WHAT'S IN YOUR WALLET?
The way we steward our memories can be a major impediment to our developing a great attitude. Past experiences, as well as our perceptions of those experiences, are collected over the years.
These are stored in what I call our internal photo album. Here your memories, like pictures, are catalogued for quick retrieval.
These photo albums similar to the plastic picture holders we keep in our wallets or the albums we keep on the shelves in our family room—you know, the ones filled with pictures of our children, vacations, birthday parties, graduations and the like. The pictures that made it into these hallowed pages of fame represent only a fraction of the pictures actually taken. How did these specific pictures get the honor of holding the family's memories? What qualities earned each snapshot the privilege of being mounted in the family photo album?

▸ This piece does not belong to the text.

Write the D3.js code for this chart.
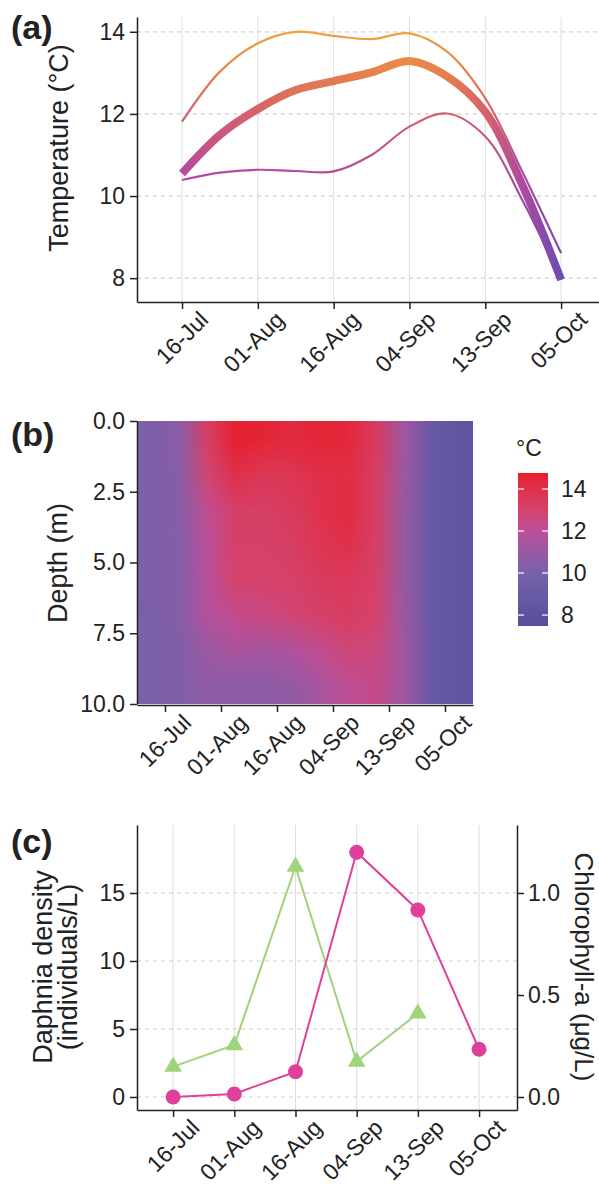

Well, it works like this. The family member who is the first to arrive on the scene and thumb through the pictures recently returned from the developer becomes the judge of what pictures will actually make the cut. In our household, that person is usually me. (I plan it that way!)
Now the selection process begins if, as I am thumbing through the 3*5-inch prints, I come across a picture that makes me look heavier than I really am, out it goes! It is usually discarded immediately without hope for a trial. Any photo snapped at the precise moment a forkful of food was entering my mouth is consigned to the dark abyss of my trash can. If there's one that shows me with my eyes closed, looking funny, with bad posture or anything else that might be conceived in the eyes of the beholder as less than optimal, it is whisked away without funeral or fuss.
Only those pictures that cause me to rival the best male models make it into the album! Then when someone pages through one of our commemorative displays, I look like I just stepped off a Hollywood set.
None of us would ever allow all the pictures into our albums. That would be horrible. And neither would we take the poorest of the pictures, place them neatly under each cellophane page and throw away all the best shots! That would be masochistic!
As silly as that sounds, that's often exactly what we do with our memories. We forget the best and remember the worst. We tuck the injuries away in the pages of our mental photo albums, and whenever we get the chance, we thumb through the pain again and again. If you could flip through most people's memory albums, you would probably find few prize pictures and many more painful ones.